Oggi sappiamo che, considerate le possibilità di carico di un aereo da lancio, non sono pochi quei primi dieci bidoni che nel maggio 1944 forniscono i ribelli del Lama di sten, tritolo, mine ad alto potenziale, capi di vestiario e sigarette. Le parole d’ordine che precedono il lancio, trasmesse dalle frequenze delle radio clandestine, sono «la benzina brucia» e «la casa è diroccata». Con quelle prime armi, i partigiani valdardesi compiono un’impresa epica: riescono a occupare Morfasso, uno dei primi comuni liberi dell’Italia occupata.
Se l’attesa e la delusione dei partigiani sono grandi, non bisogna dimenticare che i lanci comportano diverse difficoltà e rischi. Tratto in inganno dai fuochi dei pozzi di petrolio, un mese prima un pilota britannico aveva paracadutato il materiale destinato agli uomini della 38a Brigata nella frazione di Montechino, e i contadini del posto se ne erano impossessati. Inoltre, i lanci notturni fanno del Lama un facile bersaglio per le truppe nazifasciste. Nel giugno 1944 il “monte partigiano” è investito da un imponente rastrellamento da parte di forze di terra e di aria, e i ribelli del Lama sono costretti a disperdersi per alcune settimane.
Nello stesso periodo, anche le altre valli piacentine sono meta di lanci. Per le brigate gielliste delle valli Tidone e Trebbia la parola d’ordine è «continuare a salire», e simile è il clima di attesa impaziente che precede il lancio.
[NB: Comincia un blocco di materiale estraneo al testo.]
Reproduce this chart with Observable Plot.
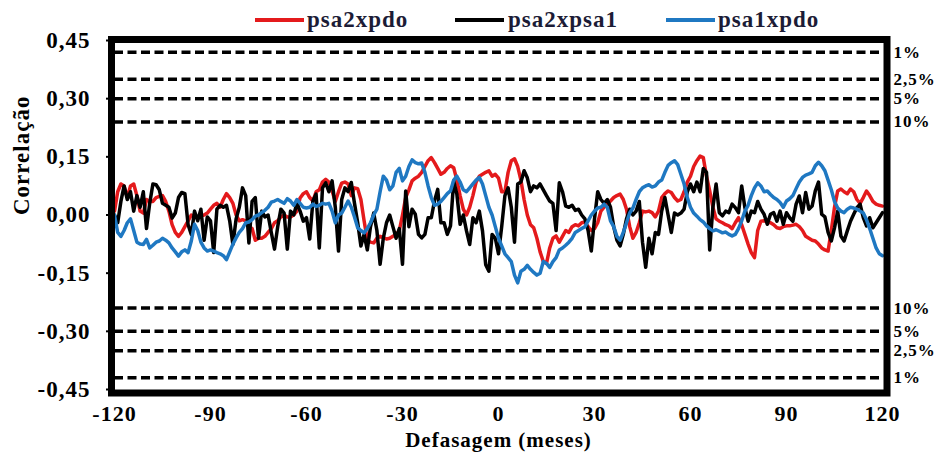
<!DOCTYPE html>
<html>
<head>
<meta charset="utf-8">
<script src="https://cdn.jsdelivr.net/npm/d3@7"></script>
<script src="https://cdn.jsdelivr.net/npm/@observablehq/plot@0.6"></script>
<style>
  html, body { margin: 0; padding: 0; background: #fff; }
  #wrap { position: relative; width: 938px; height: 455px; overflow: hidden; }
  .leg { position: absolute; font-family: "Liberation Serif", "Times New Roman", serif; font-weight: bold; font-size: 23px; letter-spacing: 1px; color: #1c1c36; line-height: 23px; white-space: nowrap; }
  .sw { position: absolute; height: 4px; }
</style>
</head>
<body>
<div id="wrap">
  <div id="chart"></div>
</div>
<script>
// lags (months)
const lags = d3.range(-120, 121);

// correlation series, lag -120 .. 120
const psa2xpdo = [
  0.01, 0.06, 0.08, 0.075, 0.045, 0.075, 0.08, 0.05, 0.01, 0.005,
  0.04, 0.035, 0.035, 0.045, 0.048, 0.05, 0.035, 0.01, -0.025, -0.045,
  -0.055, -0.045, -0.03, -0.015, 0.0, -0.005, -0.005, -0.002, 0.0, 0.005,
  0.015, 0.025, 0.03, 0.02, 0.04, 0.055, 0.045, 0.03, 0.0, -0.015,
  -0.012, -0.015, -0.03, -0.035, -0.065, -0.06, -0.06, -0.055, -0.045, -0.035,
  -0.02, -0.015, -0.005, 0.0, -0.005, -0.005, 0.0, 0.01, 0.044, 0.055,
  0.06, 0.045, 0.036, 0.06, 0.065, 0.085, 0.092, 0.085, 0.062, 0.035,
  0.06, 0.082, 0.085, 0.08, 0.05, 0.07, 0.068, 0.04, -0.015, -0.065,
  -0.07, -0.072, -0.06, -0.055, -0.058, -0.062, -0.06, -0.055, -0.05, -0.04,
  0.0, 0.045, 0.065, 0.088, 0.095, 0.1, 0.11, 0.125, 0.14, 0.148,
  0.135, 0.12, 0.105, 0.11, 0.12, 0.127, 0.122, 0.09, 0.05, 0.015,
  0.0, 0.02, 0.05, 0.085, 0.1, 0.105, 0.11, 0.114, 0.1, 0.105,
  0.095, 0.06, 0.06, 0.11, 0.14, 0.145, 0.125, 0.09, 0.04, 0.0,
  -0.025, -0.033, -0.06, -0.095, -0.12, -0.125, -0.085, -0.06, -0.054, -0.07,
  -0.055, -0.04, -0.045, -0.03, -0.025, -0.028, -0.02, -0.018, -0.03, -0.04,
  -0.035, -0.02, 0.01, 0.02, 0.028, 0.036, 0.045, 0.05, 0.054, 0.04,
  0.015, -0.03, -0.06, -0.045, -0.02, 0.01, 0.008, 0.01, 0.006, -0.005,
  0.01, 0.045, 0.055, 0.062, 0.058, 0.045, 0.036, 0.04, 0.06, 0.085,
  0.1, 0.125, 0.14, 0.152, 0.148, 0.1, 0.062, 0.02, -0.01, -0.016,
  -0.02, -0.025, -0.028, -0.035, -0.02, -0.007, -0.025, -0.05, -0.075, -0.097,
  -0.11, -0.04, -0.016, -0.015, -0.018, -0.02, -0.025, -0.033, -0.035, -0.03,
  -0.028, -0.028, -0.026, -0.024, -0.03, -0.04, -0.055, -0.06, -0.065, -0.067,
  -0.075, -0.085, -0.09, -0.093, -0.04, 0.02, 0.062, 0.067, 0.06, 0.055,
  0.067, 0.06, 0.04, 0.03, 0.045, 0.062, 0.05, 0.035, 0.028, 0.025,
  0.023
];

const psa2xpsa1 = [
  0.0, -0.02, 0.035, 0.075, 0.04, 0.06, 0.01, 0.05, 0.02, 0.06,
  -0.035, 0.03, 0.08, 0.078, 0.065, 0.03, 0.025, 0.02, -0.008, 0.005,
  0.045, 0.058, 0.055, -0.025, -0.05, 0.01, -0.015, 0.015, -0.065, -0.005,
  -0.015, -0.097, 0.015, 0.025, 0.02, 0.025, -0.015, -0.076, -0.01, 0.02,
  0.07, 0.05, -0.072, 0.035, 0.045, -0.06, 0.01, -0.005, 0.0, -0.045,
  -0.088, -0.03, 0.015, 0.005, -0.088, 0.01, 0.0, 0.03, 0.01, -0.016,
  -0.007, -0.062, 0.036, 0.054, -0.085, 0.07, 0.083, 0.06, 0.088, 0.02,
  -0.093, 0.04, 0.07, 0.06, 0.084, 0.03, -0.02, -0.08, -0.05, -0.09,
  -0.03, 0.005, -0.04, -0.127, -0.06, -0.02, 0.0, -0.03, -0.06, -0.035,
  -0.127, 0.062, -0.03, 0.015, 0.002, -0.05, -0.059, -0.05, -0.007, -0.007,
  0.036, 0.066, -0.02, -0.02, -0.05, -0.028, 0.088, 0.053, -0.024, 0.0,
  -0.041, -0.076, -0.007, -0.02, 0.01, -0.041, -0.128, -0.145, -0.05, -0.06,
  -0.1, -0.03, 0.05, 0.07, 0.02, -0.07, 0.08, 0.085, 0.114, 0.096,
  0.06, 0.075, 0.07, 0.08, 0.065, 0.05, 0.036, 0.03, -0.04, 0.083,
  0.06, 0.023, 0.02, 0.025, 0.012, 0.015, 0.0, -0.01, -0.04, -0.093,
  -0.01, 0.06, 0.04, 0.03, 0.04, 0.02, -0.03, -0.065, -0.08, -0.05,
  -0.01, 0.015, 0.0, 0.01, 0.035, -0.07, -0.135, -0.06, -0.1, -0.045,
  -0.05, 0.01, 0.045, 0.0, -0.045, 0.005, 0.0, 0.005, 0.015, 0.06,
  0.08, 0.06, 0.085, 0.06, 0.12, 0.11, -0.09, 0.02, 0.08, 0.006,
  -0.002, 0.01, 0.006, 0.028, 0.019, 0.006, 0.075, 0.019, -0.016, 0.01,
  0.006, 0.035, 0.015, 0.002, -0.024, 0.002, 0.006, -0.016, 0.01, -0.024,
  0.006, -0.007, -0.016, 0.028, 0.049, 0.006, 0.058, 0.015, 0.023, 0.062,
  0.085, 0.002, -0.005, -0.045, -0.067, -0.033, 0.01, -0.054, -0.067, -0.041,
  -0.016, 0.002, 0.019, 0.028, -0.007, -0.028, -0.007, -0.033, -0.02, -0.007,
  0.006
];

const psa1xpdo = [
  0.0, -0.045, -0.055, -0.04, -0.02, -0.01, -0.04, -0.07, -0.075, -0.076,
  -0.063, -0.085, -0.078, -0.07, -0.067, -0.06, -0.065, -0.072, -0.085, -0.095,
  -0.106, -0.095, -0.09, -0.097, -0.067, -0.024, -0.04, -0.07, -0.085, -0.093,
  -0.09, -0.093, -0.097, -0.1, -0.105, -0.115, -0.095, -0.075, -0.059, -0.045,
  -0.035, -0.02, -0.018, -0.012, -0.003, 0.0, 0.006, 0.012, 0.02, 0.033,
  0.036, 0.04, 0.035, 0.03, 0.042, 0.036, 0.025, 0.04, 0.03, 0.02,
  0.018, 0.02, 0.028, 0.022, 0.025, 0.03, 0.028, 0.03, 0.01, -0.02,
  0.0, 0.005, 0.02, 0.036, 0.02, -0.005, -0.033, -0.04, -0.046, -0.035,
  -0.02, 0.0, 0.015, 0.06, 0.1, 0.09, 0.065, 0.075, 0.11, 0.12,
  0.088, 0.1, 0.125, 0.142, 0.135, 0.132, 0.134, 0.11, 0.075, 0.045,
  0.025, 0.028, 0.035, 0.045, 0.055, 0.062, 0.09, 0.1, 0.085, 0.065,
  0.06, 0.07, 0.08, 0.09, 0.097, 0.08, 0.05, 0.02, 0.0, -0.03,
  -0.06, -0.08, -0.1, -0.11, -0.12, -0.155, -0.175, -0.145, -0.14, -0.13,
  -0.14, -0.148, -0.155, -0.15, -0.12, -0.125, -0.135, -0.12, -0.11, -0.09,
  -0.085, -0.078, -0.07, -0.06, -0.045, -0.04, -0.035, -0.03, -0.015, 0.0,
  0.01, 0.018, 0.02, 0.028, 0.02, -0.015, -0.03, -0.055, -0.065, -0.045,
  -0.02, 0.005, 0.018, 0.04, 0.06, 0.07, 0.075, 0.078, 0.072, 0.075,
  0.085, 0.09, 0.11, 0.128, 0.135, 0.14, 0.13, 0.105, 0.08, 0.045,
  0.02, 0.005, -0.003, -0.012, -0.018, -0.028, -0.035, -0.041, -0.038, -0.042,
  -0.046, -0.044, -0.05, -0.054, -0.05, -0.035, -0.015, 0.01, 0.025, 0.05,
  0.07, 0.083, 0.075, 0.06, 0.062, 0.053, 0.045, 0.04, 0.032, 0.02,
  0.036, 0.042, 0.05, 0.068, 0.085, 0.097, 0.103, 0.106, 0.11, 0.127,
  0.136, 0.127, 0.114, 0.09, 0.065, 0.035, 0.018, 0.01, 0.006, 0.015,
  0.02, 0.018, 0.015, 0.01, 0.005, -0.012, -0.035, -0.06, -0.085, -0.1,
  -0.105
];

// significance thresholds
const sigValues = [0.42, 0.35, 0.30, 0.24, -0.24, -0.30, -0.35, -0.42];
const sigLabels = ["1%", "2,5%", "5%", "10%", "10%", "5%", "2,5%", "1%"];

// ticks
const xTicks = [-120, -90, -60, -30, 0, 30, 60, 90, 120];
const yTicks = [-0.45, -0.30, -0.15, 0, 0.15, 0.30, 0.45];

const seriesNames = ["psa2xpdo", "psa2xpsa1", "psa1xpdo"];
const seriesColors = ["#e41a1c", "#000000", "#1f78c2"];

const fmtY = v => (v < 0 ? "-" : "") + Math.abs(v).toFixed(2).replace(".", ",");
const fmtX = v => (v < 0 ? "-" : "") + Math.abs(v);

const serif = "'Liberation Serif', 'Times New Roman', serif";

const lineOf = (vals, color) => Plot.line(vals, {
  x: (d, i) => lags[i], y: d => d, stroke: color, strokeWidth: 3.5, strokeLinejoin: "round"
});

const chart = Plot.plot({
  width: 938,
  height: 455,
  marginTop: 40,
  marginBottom: 66,
  marginLeft: 114,
  marginRight: 56,
  style: { fontFamily: serif, fontWeight: "bold", fontSize: "23px", letterSpacing: "1px", color: "#000", background: "#fff", overflow: "visible" },
  x: { domain: [-120, 120] },
  y: { domain: [-0.45, 0.45] },
  marks: [
    Plot.ruleY(sigValues, { stroke: "#000", strokeWidth: 3.5, strokeDasharray: "9,4.5" }),
    lineOf(psa2xpdo, seriesColors[0]),
    lineOf(psa2xpsa1, seriesColors[1]),
    lineOf(psa1xpdo, seriesColors[2]),
    Plot.frame({ stroke: "#000", strokeWidth: 7, insetTop: -1, insetBottom: -3.5, insetLeft: -3, insetRight: -4.5 }),
    Plot.axisY({ ticks: yTicks, tickFormat: fmtY, tickSize: 8, tickPadding: 16, strokeWidth: 2, label: null, fontSize: 23 }),
    Plot.axisX({ ticks: xTicks, tickFormat: fmtX, tickSize: 0, tickPadding: 16, label: null, fontSize: 22 }),
    Plot.text(sigValues, { x: 120, y: d => d, text: (d, i) => sigLabels[i], textAnchor: "start", dx: 11, fontSize: 17 }),
    Plot.text(["Correlação"], { frameAnchor: "left", rotate: -90, dx: -93, fontSize: 23 }),
    Plot.text(["Defasagem (meses)"], { frameAnchor: "bottom", dy: 57, fontSize: 21 })
  ]
});
document.getElementById("chart").appendChild(chart);

// legend (HTML, above the plot frame)
const wrap = document.getElementById("wrap");
const legPos = [
  { sw: 255, tx: 307 },
  { sw: 455, tx: 508 },
  { sw: 666, tx: 718 }
];
seriesNames.forEach((name, i) => {
  const s = document.createElement("div");
  s.className = "sw";
  s.style.left = legPos[i].sw + "px";
  s.style.top = "18px";
  s.style.width = "49px";
  s.style.background = seriesColors[i];
  wrap.appendChild(s);
  const t = document.createElement("div");
  t.className = "leg";
  t.style.left = legPos[i].tx + "px";
  t.style.top = "8px";
  t.textContent = name;
  wrap.appendChild(t);
});
</script>
</body>
</html>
Nell’estate 1944 si moltiplicano anche le missioni inviate in provincia via terra, cielo e anche via mare attraverso il porto di Genova. Molte di esse si avvalgono di antifascisti e antifasciste italiani, come Manfredo Bertini “Maber”, paracadutato nei pressi di Pecorara, che con la sua ricetrasmittente riuscirà a trasmettere numerose informazioni sui movimenti nazifascisti nel Piacentino. Proprio insieme alla sua radio si farà saltare in aria nel corso di un rastrellamento, per evitare di cadere in mani nemiche. Altrettanto tragica è la sorte di Luigi Alberto Broglio “Nataniele”, stretto collaboratore del comandante Canzi arruolato nel Soe, che viene sbarcato nei pressi di La Spezia da un sottomarino inglese. Scoperto, viene internato nel campo di Fossoli e fucilato. Nel Piacentino, il Soe ha poi un importante asso nella manica da giocare. Sono gli ufficiali britannici detenuti nel campo di concentramento di Veano di Vigolzone, che conoscono il territorio. Dopo l’Armistizio diversi di loro vengono arruolati come “liaision officer”, incaricati di guidare i partigiani, indirizzare i lanci, e svolgere missioni speciali. La più importante è la missione “Blundell Violet”, guidata dal maggiore Gordon Lett, catturato a Tobruk e fuggito da Veano, che riesce a inviare una moltitudine di messaggi dall’Appennino tra Parma e Piacenza. Nell’ultima fase del conflitto le missioni alleate assumono un ruolo sempre più attivo, e riuniscono truppe scelte per colpire obiettivi strategici, accelerando la resa nazista, e guidando la fase di insurrezione. In questa veste è inviato nel Piacentino Stephen Hastings, comandante della missione “Clover I”, che supervisiona la riorganizzazione delle formazioni partigiane piacentine dopo il grande rastrellamento invernale.
Anche nella piccola realtà piacentina, la storia dei rapporti tra Alleati e partigiani merita una rilettura. È vero che molti ufficiali anglo-americani (a partire da Hastings, futuro deputato del Partito Conservatore) dimostrano un acceso anticomunismo. D’altra parte, però formazioni dichiaratamente rosse ricevono un numero considerevole di lanci, come la 62a Brigata Garibaldi che riesce a conquistare la stima e la fiducia di Corrado Manfredi “Red”, capo della missione americana “Detach”.